A federal judge ruled that portions of an Employee Retirement Income Security Act complaint against Amentum Parent Holdings LLC and DynCorp International LLC over the management of employee retirement plans can move forward, while dismissing several claims tied to the use of forfeited plan funds.
The complaint, Middleton v. Amentum Parent Holdings LLC, filed by former employees Jay Middleton and George Lawrence on behalf of participants in the Amentum 401(k) Retirement Plan and the DynCorp International Savings Plan, alleges that plan fiduciaries failed to act prudently by offering high-cost investment options instead of lower-cost, but substantially identical, alternatives, and by mishandling plan forfeitures.
In a 36-page order, U.S. District Judge Eric F. Melgren, of the U.S. District Court for the District of Kansas, held that the plaintiffs plausibly alleged breaches of the fiduciary duty of prudence related to most of the challenged investment practices. Those included the alleged failure to use lower-cost share classes, comparable collective investment trusts and certain lower-cost index and actively managed options. However, Melgren dismissed claims comparing actively managed funds to passive index funds, finding the strategies too different to serve as a “meaningful benchmark.”

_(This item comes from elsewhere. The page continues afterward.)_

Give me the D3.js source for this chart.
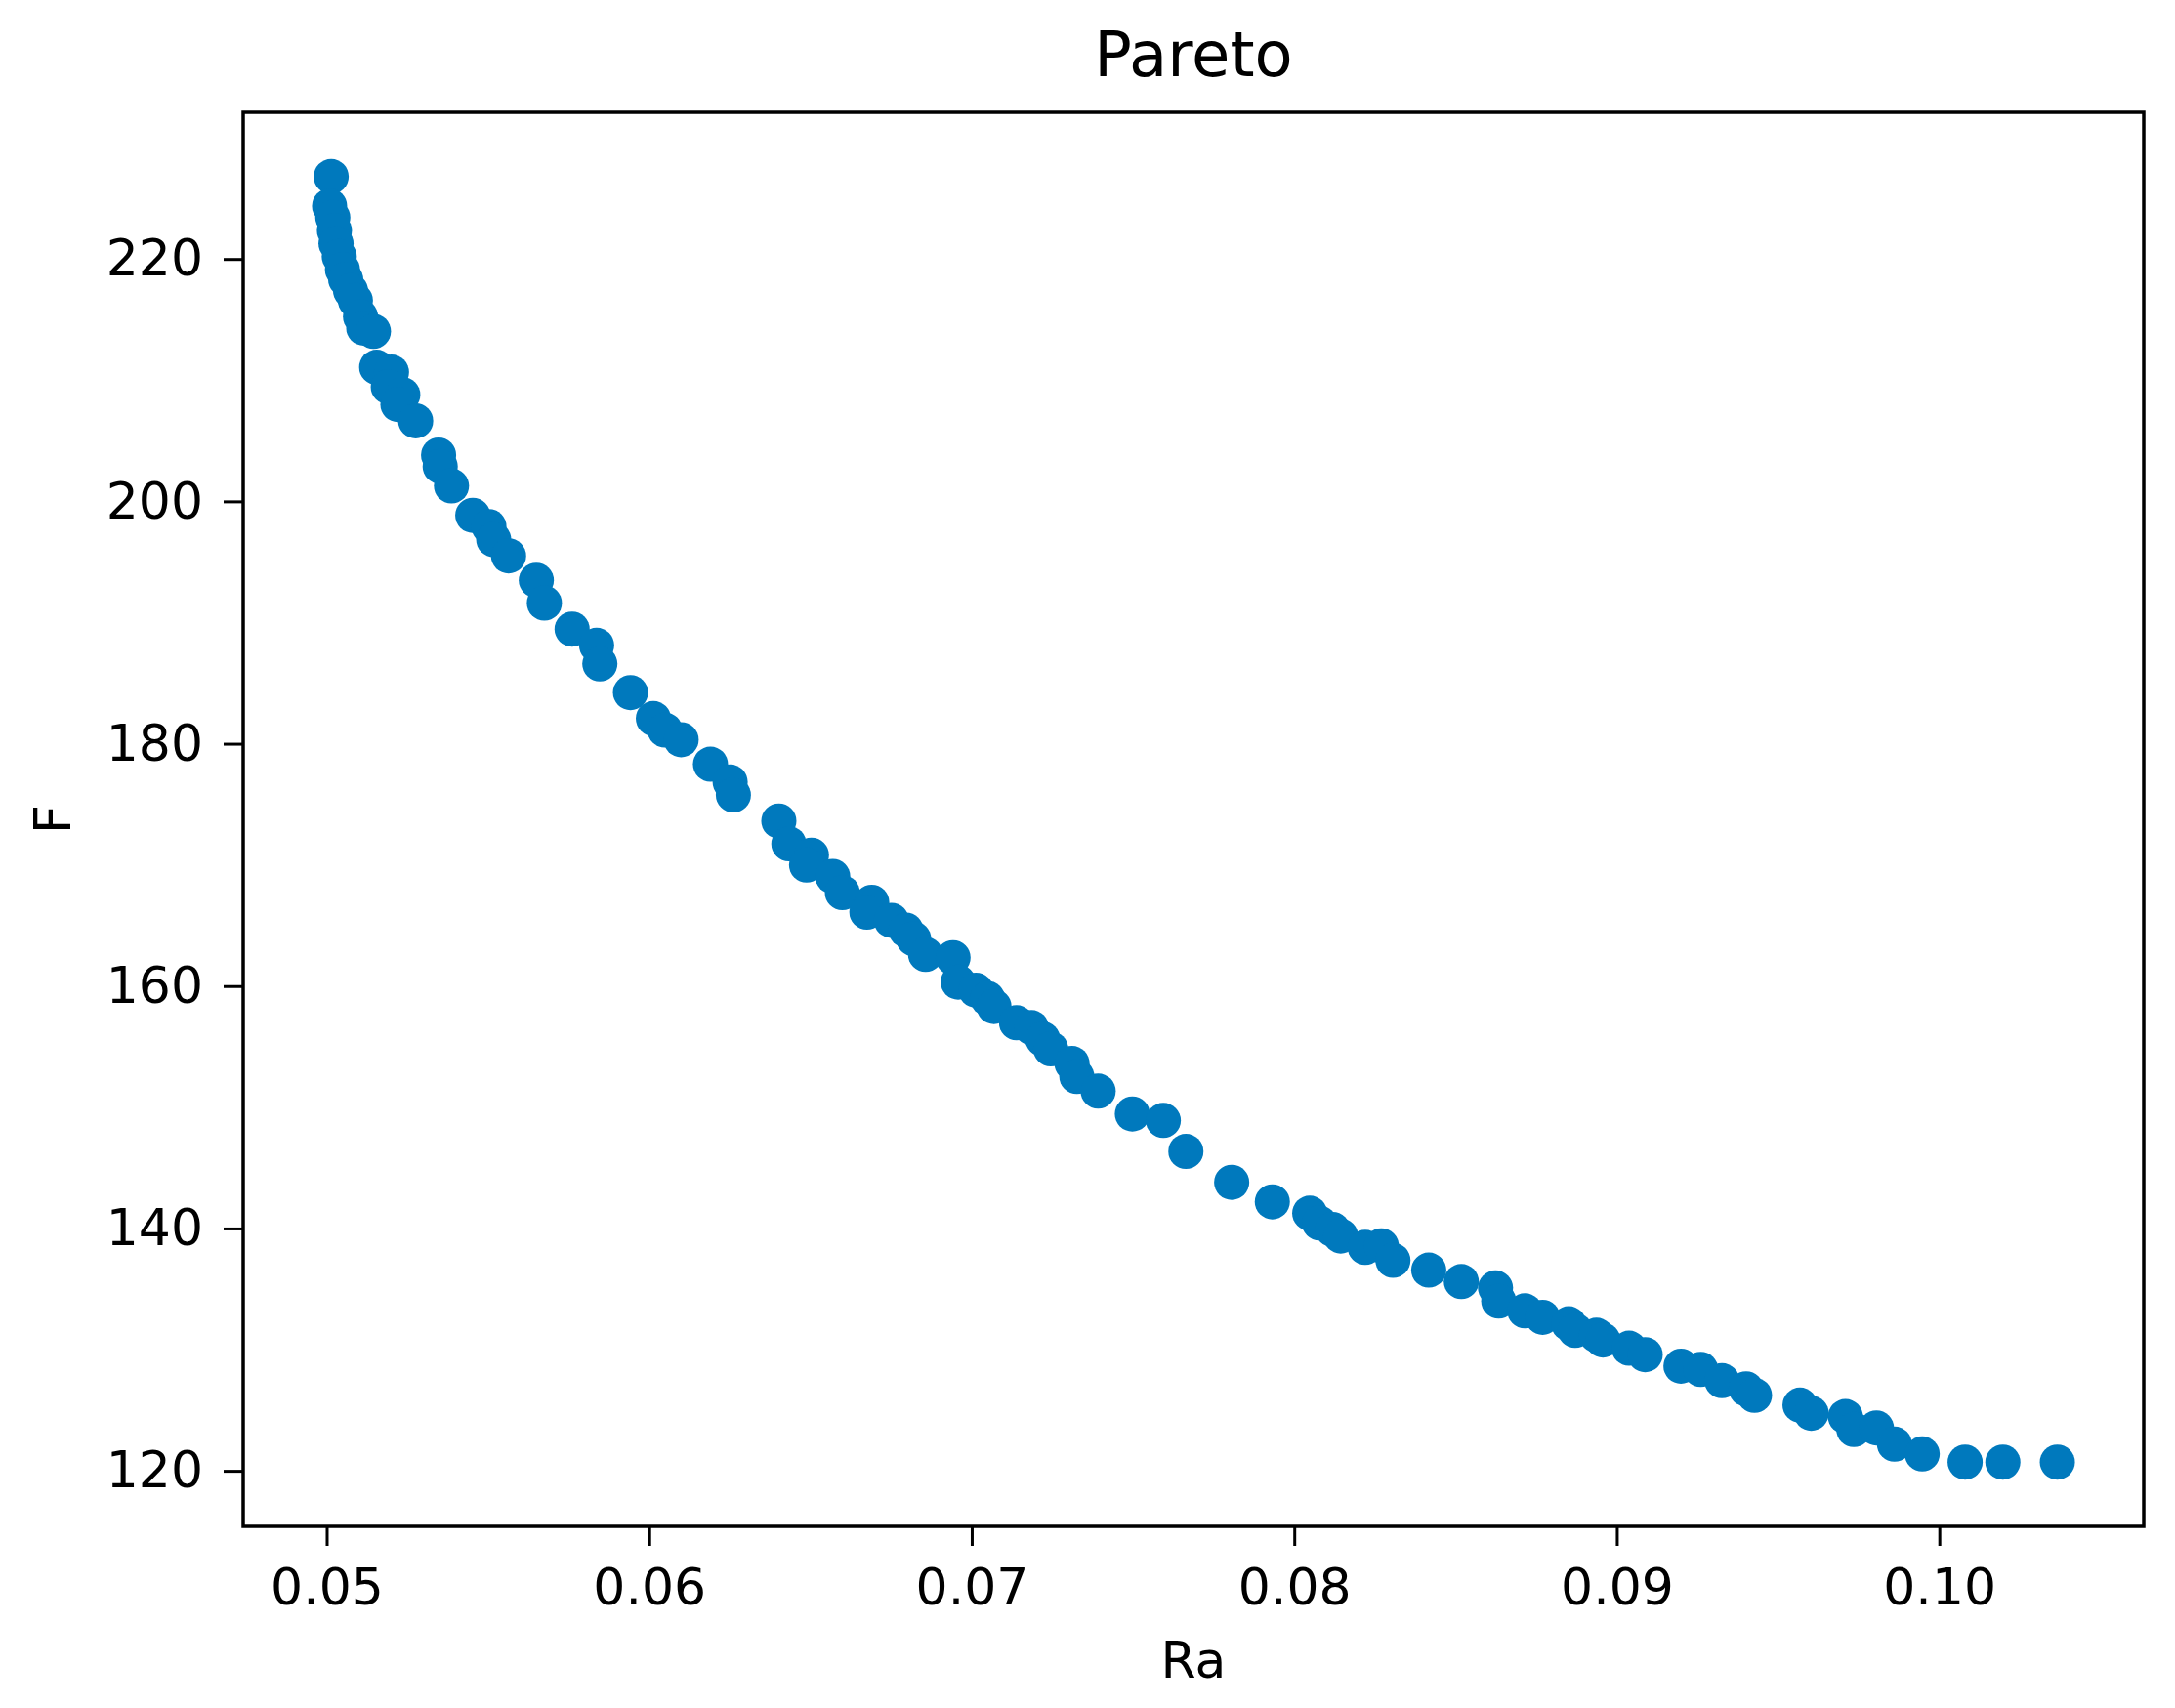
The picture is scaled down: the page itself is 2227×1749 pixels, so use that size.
<!DOCTYPE html>
<html>
<head>
<meta charset="utf-8">
<script src="https://cdn.jsdelivr.net/npm/d3@7"></script>
<style>
  body { margin: 0; background: #fff; }
  text { font-family: "DejaVu Sans", sans-serif; fill: #000; }
</style>
</head>
<body>
<div id="chart"></div>
<script>
// Pareto front (Ra vs F)
const ra = [
  0.05014, 0.05009, 0.05019, 0.05024, 0.05029, 0.05039, 0.05049, 0.05059, 0.05074, 0.05089,
  0.05105, 0.05115, 0.05145, 0.05155, 0.05201, 0.05191, 0.05236, 0.05221, 0.05276, 0.05347,
  0.05352, 0.05387, 0.05453, 0.05503, 0.05518, 0.05564, 0.05650, 0.05675, 0.05761, 0.05837,
  0.05847, 0.05942, 0.06013, 0.06049, 0.06099, 0.06190, 0.06251, 0.06261, 0.06402, 0.06433,
  0.06503, 0.06488, 0.06569, 0.06599, 0.06690, 0.06675, 0.06751, 0.06796, 0.06820, 0.06857,
  0.06942, 0.06958, 0.07013, 0.07049, 0.07069, 0.07139, 0.07185, 0.07220, 0.07245, 0.07311,
  0.07326, 0.07392, 0.07498, 0.07594, 0.07664, 0.07806, 0.07932, 0.08048, 0.08078, 0.08119,
  0.08144, 0.08220, 0.08270, 0.08306, 0.08417, 0.08518, 0.08624, 0.08634, 0.08715, 0.08770,
  0.08851, 0.08871, 0.08937, 0.08957, 0.09038, 0.09088, 0.09199, 0.09260, 0.09326, 0.09401,
  0.09427, 0.09568, 0.09603, 0.09709, 0.09735, 0.09805, 0.09861, 0.09947, 0.10080, 0.10197,
  0.10366
];
const f = [
  226.80, 224.37, 223.43, 222.35, 221.28, 220.20, 219.13, 218.32, 217.38, 216.58,
  215.24, 214.30, 214.03, 211.07, 210.66, 209.46, 208.80, 207.99, 206.64, 203.82,
  202.88, 201.27, 198.85, 197.92, 196.84, 195.50, 193.49, 191.61, 189.46, 188.12,
  186.59, 184.22, 182.08, 181.13, 180.33, 178.31, 176.84, 175.77, 173.62, 171.74,
  170.80, 169.99, 169.05, 167.71, 166.91, 166.10, 165.42, 164.62, 163.90, 162.61,
  162.34, 160.33, 159.66, 158.98, 158.31, 156.97, 156.57, 155.63, 154.82, 153.61,
  152.54, 151.33, 149.45, 148.91, 146.36, 143.81, 142.20, 141.26, 140.45, 139.92,
  139.38, 138.44, 138.57, 137.37, 136.56, 135.62, 135.09, 134.01, 133.20, 132.67,
  132.13, 131.59, 131.19, 130.79, 130.12, 129.58, 128.64, 128.37, 127.44, 126.76,
  126.23, 125.42, 124.75, 124.48, 123.41, 123.54, 122.20, 121.39, 120.72, 120.72,
  120.72
];
const xTicks = [0.05, 0.06, 0.07, 0.08, 0.09, 0.10];
const yTicks = [120, 140, 160, 180, 200, 220];

const W = 2227, H = 1749;
const margin = {top: 115, right: 32, bottom: 186, left: 249};
const width = W - margin.left - margin.right;
const height = H - margin.top - margin.bottom;

const points = ra.map((d, i) => ({ra: d, f: f[i]}));

// matplotlib-like 5% auto margins
const pad = (ext) => { const r = ext[1] - ext[0]; return [ext[0] - r * 0.05, ext[1] + r * 0.05]; };

const x = d3.scaleLinear().domain(pad(d3.extent(ra))).range([0, width]);
const y = d3.scaleLinear().domain(pad(d3.extent(f))).range([height, 0]);

const svg = d3.select("#chart").append("svg")
    .attr("width", W)
    .attr("height", H)
  .append("g")
    .attr("transform", "translate(" + margin.left + "," + margin.top + ")");

// points
svg.selectAll(".dot")
   .data(points)
   .enter().append("circle")
   .attr("class", "dot")
   .attr("cx", d => x(d.ra))
   .attr("cy", d => y(d.f))
   .attr("r", 18)
   .attr("fill", "#0079bd");

// axes
const xAxis = svg.append("g")
   .attr("transform", `translate(0, ${height})`)
   .call(d3.axisBottom(x).tickValues(xTicks).tickFormat(d3.format(".2f")).tickSize(20).tickPadding(23));
const yAxis = svg.append("g")
   .call(d3.axisLeft(y).tickValues(yTicks).tickFormat(d3.format("d")).tickSize(20).tickPadding(21));

[xAxis, yAxis].forEach(a => {
  a.select(".domain").remove();
  a.selectAll(".tick line").attr("stroke", "#000").attr("stroke-width", 3);
  a.selectAll(".tick text").style("font-size", "52px").attr("fill", "#000");
});

// frame
svg.append("rect")
   .attr("width", width)
   .attr("height", height)
   .attr("fill", "none")
   .attr("stroke", "#000")
   .attr("stroke-width", 3.5);

// title and labels
svg.append("text")
   .attr("x", width / 2)
   .attr("y", 78 - margin.top)
   .attr("text-anchor", "middle")
   .style("font-size", "64px")
   .text("Pareto");

svg.append("text")
   .attr("x", width / 2)
   .attr("y", 1718 - margin.top)
   .attr("text-anchor", "middle")
   .style("font-size", "52px")
   .text("Ra");

svg.append("text")
   .attr("transform", `translate(${72 - margin.left}, ${height / 2}) rotate(-90)`)
   .attr("text-anchor", "middle")
   .style("font-size", "52px")
   .text("F");
</script>
</body>
</html>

Melgren also rejected all claims relating to the alleged misuse of forfeited funds, citing HP v. Hutchins, a crucial forfeitures case in which the Department of Labor recently argued in favor of plan sponsors. The plaintiffs in Middleton argued that Amentum and DynCorp should have applied forfeitures to offset participant administrative expenses, rather than reduce company contributions. Melgren found that the plans’ terms explicitly allowed either use and that both Treasury regulations and long-standing federal policy permit the use of forfeitures to reduce employer contributions.
“Plaintiffs impermissibly seek to create a new benefit,” Melgren wrote, dismissing the fiduciary duty, prohibited transaction and anti-inurement claims tied to forfeitures.
The IRS issued guidance in 2023 that stated plan sponsors could use forfeitures to either pay down plan expenses or offset future contributions if the plan’s Form 5500 explicitly stated the sponsor would use forfeitures as such.
The ruling means the case can proceed on investment-related claims related to both the pre-merger and post-merger retirement plans.
The Amentum 401(k) Retirement Plan had almost $2.2 billion in assets at year–end 2023 with 32,523 plan participants, according to its most recent Form 5500.